Modifications, such as the overexpression of miRNAs, in the post-transcriptional control of a gene can result in cancer.
- Explain how post-transcriptional control can result in cancer
- Specific cancers have altered expression of miRNAs; changes in the miRNA population of particular cancers varies depending on the type of cancer.
- Having too many miRNAs can dramatically decrease the RNA population leading to a decrease in protein expression.
- Studies have found that some miRNAs are specifically expressed only in cancer cells.
- microRNA: a single-stranded, non-coding form of RNA, having only about 20-30 nucleotides, that has a number of functions including the regulation of gene expression
- exosome: a vesicle responsible for the selective removal of plasma membrane proteins
Cancer and Post-transcriptional Control
Post-transcriptional regulation is the control of gene expression at the RNA level; therefore, between the transcription and the translation of the gene. After being produced, the stability and distribution of the different transcripts is regulated (post-transcriptional regulation) by means of RNA-binding proteins (RBP) that control the various steps and rates of the transcripts: events such as alternative splicing, nuclear degradation (exosome), processing, nuclear export (three alternative pathways), sequestration in DCP2-bodies for storage or degradation, and, ultimately, translation.

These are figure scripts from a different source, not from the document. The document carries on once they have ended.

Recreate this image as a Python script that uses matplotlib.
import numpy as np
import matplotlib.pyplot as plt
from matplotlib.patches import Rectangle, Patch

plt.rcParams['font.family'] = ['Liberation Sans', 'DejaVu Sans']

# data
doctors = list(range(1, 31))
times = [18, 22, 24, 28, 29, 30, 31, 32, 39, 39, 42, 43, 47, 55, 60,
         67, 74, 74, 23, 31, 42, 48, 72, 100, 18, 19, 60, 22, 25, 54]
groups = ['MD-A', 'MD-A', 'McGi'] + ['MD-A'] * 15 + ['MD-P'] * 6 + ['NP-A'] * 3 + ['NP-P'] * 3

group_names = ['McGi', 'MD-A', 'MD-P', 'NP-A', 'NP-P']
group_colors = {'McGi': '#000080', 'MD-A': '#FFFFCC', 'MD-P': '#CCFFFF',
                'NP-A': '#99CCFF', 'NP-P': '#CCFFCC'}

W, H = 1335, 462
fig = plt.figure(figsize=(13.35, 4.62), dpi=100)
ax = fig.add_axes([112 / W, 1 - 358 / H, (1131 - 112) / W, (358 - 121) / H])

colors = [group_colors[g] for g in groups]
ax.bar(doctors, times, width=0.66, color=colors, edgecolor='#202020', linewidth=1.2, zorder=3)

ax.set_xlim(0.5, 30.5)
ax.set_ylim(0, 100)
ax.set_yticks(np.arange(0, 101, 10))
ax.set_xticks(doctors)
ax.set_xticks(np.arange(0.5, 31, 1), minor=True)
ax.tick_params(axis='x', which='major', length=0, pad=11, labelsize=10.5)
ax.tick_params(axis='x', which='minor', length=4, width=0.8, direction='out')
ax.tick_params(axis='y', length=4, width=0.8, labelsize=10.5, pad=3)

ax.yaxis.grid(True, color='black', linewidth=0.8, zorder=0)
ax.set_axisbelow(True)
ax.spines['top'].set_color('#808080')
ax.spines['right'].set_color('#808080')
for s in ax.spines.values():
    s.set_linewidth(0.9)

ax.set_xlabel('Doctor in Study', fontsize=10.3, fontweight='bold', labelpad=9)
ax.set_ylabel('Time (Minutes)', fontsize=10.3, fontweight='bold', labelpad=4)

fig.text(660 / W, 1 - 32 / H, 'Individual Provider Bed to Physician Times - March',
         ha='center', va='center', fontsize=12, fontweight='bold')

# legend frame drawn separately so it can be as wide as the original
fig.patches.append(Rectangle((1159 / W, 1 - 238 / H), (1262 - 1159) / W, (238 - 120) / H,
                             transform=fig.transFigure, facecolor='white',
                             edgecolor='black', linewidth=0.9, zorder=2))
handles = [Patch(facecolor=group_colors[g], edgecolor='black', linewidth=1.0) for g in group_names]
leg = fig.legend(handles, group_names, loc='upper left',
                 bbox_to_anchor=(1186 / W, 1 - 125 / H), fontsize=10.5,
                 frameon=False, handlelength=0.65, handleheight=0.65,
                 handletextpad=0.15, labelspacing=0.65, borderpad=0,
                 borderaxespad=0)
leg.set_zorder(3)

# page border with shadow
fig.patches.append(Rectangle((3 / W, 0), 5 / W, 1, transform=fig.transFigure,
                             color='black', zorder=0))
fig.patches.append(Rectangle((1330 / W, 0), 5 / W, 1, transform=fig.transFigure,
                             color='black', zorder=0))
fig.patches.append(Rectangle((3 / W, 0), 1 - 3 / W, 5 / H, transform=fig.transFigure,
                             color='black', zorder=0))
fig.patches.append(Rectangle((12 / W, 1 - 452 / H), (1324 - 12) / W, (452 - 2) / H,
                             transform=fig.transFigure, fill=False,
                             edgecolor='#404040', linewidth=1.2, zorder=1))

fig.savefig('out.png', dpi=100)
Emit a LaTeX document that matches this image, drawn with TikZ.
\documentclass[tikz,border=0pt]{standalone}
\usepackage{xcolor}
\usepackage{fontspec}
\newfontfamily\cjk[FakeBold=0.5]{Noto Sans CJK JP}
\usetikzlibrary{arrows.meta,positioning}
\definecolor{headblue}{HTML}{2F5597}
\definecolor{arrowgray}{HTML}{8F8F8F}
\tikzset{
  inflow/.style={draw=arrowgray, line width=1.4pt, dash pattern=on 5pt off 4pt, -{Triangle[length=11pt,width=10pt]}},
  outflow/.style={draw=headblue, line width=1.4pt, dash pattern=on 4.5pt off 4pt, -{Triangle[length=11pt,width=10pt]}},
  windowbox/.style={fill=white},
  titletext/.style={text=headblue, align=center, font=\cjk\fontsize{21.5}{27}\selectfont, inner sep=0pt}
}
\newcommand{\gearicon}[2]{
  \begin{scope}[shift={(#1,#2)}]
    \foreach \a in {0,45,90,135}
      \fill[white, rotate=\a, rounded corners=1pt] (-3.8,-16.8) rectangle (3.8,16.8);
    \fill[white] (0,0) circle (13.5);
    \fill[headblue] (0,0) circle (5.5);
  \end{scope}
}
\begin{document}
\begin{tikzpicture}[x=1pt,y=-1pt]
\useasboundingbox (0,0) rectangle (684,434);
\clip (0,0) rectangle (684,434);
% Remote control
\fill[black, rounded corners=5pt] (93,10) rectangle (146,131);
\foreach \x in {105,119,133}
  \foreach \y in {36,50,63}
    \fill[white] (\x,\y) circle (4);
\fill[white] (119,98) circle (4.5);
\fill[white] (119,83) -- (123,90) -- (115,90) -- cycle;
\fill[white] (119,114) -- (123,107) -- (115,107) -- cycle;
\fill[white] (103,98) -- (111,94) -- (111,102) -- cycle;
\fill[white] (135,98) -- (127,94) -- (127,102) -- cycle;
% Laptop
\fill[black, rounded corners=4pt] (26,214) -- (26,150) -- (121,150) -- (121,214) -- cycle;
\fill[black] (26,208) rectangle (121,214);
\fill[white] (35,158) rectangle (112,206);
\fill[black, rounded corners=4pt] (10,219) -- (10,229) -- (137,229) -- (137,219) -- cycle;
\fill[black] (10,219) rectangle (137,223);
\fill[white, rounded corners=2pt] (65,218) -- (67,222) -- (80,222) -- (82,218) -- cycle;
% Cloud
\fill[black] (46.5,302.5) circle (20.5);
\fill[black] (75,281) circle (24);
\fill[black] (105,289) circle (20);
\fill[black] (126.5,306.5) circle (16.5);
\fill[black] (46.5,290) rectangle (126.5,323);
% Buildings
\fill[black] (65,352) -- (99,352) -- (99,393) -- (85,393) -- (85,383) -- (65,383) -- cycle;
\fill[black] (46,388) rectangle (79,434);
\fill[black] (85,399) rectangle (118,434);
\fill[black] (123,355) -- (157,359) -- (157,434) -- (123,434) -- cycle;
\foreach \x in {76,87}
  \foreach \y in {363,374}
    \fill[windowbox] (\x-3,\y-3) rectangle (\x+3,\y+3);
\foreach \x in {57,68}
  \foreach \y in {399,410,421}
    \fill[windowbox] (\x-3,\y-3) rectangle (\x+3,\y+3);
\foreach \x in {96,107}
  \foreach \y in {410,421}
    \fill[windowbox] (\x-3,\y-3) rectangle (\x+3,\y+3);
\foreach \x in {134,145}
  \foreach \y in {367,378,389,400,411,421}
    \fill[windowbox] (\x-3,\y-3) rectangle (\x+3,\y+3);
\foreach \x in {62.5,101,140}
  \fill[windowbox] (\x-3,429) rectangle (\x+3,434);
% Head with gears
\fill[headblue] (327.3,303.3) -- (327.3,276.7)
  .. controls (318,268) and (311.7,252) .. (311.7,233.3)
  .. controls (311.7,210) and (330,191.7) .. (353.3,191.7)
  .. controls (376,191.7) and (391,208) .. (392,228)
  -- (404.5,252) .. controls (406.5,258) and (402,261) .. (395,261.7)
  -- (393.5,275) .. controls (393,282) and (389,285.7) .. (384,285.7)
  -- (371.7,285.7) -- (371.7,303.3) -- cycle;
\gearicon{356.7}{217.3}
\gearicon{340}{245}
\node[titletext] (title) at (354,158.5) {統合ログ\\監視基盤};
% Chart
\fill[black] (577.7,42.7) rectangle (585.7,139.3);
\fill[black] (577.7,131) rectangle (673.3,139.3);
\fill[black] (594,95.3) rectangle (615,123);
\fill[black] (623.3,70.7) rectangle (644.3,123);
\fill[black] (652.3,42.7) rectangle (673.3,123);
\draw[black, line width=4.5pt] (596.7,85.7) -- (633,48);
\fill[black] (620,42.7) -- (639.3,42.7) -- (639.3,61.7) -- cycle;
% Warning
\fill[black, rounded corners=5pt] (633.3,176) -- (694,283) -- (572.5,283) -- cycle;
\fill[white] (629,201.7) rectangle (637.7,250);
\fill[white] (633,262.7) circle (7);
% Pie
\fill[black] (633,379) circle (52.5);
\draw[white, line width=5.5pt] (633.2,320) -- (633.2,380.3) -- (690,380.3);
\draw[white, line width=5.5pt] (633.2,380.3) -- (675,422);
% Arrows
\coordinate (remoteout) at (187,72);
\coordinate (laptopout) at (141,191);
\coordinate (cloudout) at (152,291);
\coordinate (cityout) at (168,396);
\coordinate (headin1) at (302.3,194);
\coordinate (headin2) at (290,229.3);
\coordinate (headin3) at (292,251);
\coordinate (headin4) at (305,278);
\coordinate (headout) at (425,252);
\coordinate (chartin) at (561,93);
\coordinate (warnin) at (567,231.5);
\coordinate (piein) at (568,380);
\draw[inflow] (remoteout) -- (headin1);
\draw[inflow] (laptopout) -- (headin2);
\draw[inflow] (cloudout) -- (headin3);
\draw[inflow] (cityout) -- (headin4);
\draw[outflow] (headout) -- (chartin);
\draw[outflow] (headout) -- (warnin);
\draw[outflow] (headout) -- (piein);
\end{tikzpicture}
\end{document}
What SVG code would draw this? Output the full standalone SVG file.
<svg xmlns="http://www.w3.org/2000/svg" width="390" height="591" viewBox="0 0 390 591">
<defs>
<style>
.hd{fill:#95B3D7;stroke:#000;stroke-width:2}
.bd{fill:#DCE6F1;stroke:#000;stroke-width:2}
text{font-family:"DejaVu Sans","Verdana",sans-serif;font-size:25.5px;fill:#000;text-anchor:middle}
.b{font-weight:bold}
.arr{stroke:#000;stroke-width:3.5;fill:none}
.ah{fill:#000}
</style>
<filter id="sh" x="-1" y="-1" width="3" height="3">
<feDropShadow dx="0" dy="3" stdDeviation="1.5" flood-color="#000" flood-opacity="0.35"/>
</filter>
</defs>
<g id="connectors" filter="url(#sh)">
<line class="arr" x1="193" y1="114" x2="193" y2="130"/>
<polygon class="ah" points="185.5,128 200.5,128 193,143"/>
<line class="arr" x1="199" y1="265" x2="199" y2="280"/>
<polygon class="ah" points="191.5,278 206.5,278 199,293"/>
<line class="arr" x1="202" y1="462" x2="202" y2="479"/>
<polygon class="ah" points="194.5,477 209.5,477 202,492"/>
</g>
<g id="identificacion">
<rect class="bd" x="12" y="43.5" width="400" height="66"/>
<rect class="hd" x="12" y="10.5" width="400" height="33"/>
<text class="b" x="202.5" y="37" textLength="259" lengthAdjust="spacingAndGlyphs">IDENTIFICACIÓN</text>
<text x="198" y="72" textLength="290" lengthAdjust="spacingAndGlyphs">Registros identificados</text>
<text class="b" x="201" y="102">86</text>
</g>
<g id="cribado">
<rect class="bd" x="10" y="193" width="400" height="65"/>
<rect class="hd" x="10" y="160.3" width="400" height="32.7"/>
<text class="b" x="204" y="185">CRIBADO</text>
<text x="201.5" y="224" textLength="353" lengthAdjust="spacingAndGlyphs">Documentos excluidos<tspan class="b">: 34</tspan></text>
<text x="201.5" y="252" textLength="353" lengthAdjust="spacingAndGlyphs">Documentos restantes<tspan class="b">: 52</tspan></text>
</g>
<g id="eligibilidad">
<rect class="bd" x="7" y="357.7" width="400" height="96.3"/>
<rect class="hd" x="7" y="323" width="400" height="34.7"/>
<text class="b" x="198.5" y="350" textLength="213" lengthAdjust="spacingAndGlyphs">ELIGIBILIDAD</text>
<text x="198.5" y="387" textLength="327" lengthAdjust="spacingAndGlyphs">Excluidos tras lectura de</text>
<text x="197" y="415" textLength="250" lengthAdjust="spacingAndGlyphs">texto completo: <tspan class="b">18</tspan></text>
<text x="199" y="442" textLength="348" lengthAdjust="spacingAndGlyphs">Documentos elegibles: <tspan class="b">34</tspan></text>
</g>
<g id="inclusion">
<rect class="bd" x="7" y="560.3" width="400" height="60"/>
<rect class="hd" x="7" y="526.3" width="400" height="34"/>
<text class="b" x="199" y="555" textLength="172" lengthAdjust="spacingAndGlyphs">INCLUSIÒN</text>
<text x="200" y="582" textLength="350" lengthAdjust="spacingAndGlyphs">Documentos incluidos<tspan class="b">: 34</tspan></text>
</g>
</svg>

Changes in the post-transcriptional control of a gene can result in cancer. Recently, several groups of researchers have shown that specific cancers have altered expression of microRNAs (miRNAs). miRNAs bind to the 3′ UTR or 5′ UTR of RNA molecules to degrade them. Overexpression of these miRNAs could be detrimental to normal cellular activity. An increase in many miRNAs could dramatically decrease the RNA population leading to a decrease in protein expression. Several studies have demonstrated a change in the miRNA population in specific cancer types. It appears that the subset of miRNAs expressed in breast cancer cells is quite different from the subset expressed in lung cancer cells or even from normal breast cells. This suggests that alterations in miRNA activity can contribute to the growth of breast cancer cells. These types of studies also suggest that if some miRNAs are specifically expressed only in cancer cells, they could be potential drug targets. It would, therefore, be conceivable that new drugs that turn off miRNA expression in cancer could be an effective method to treat cancer.
MicroRNA: Overexpression of miRNAs could be detrimental to normal cellular activity because miRNAs bind to the 3′ UTR of RNA molecules to degrade them. Specific types of miRNAs are only found in cancer cells.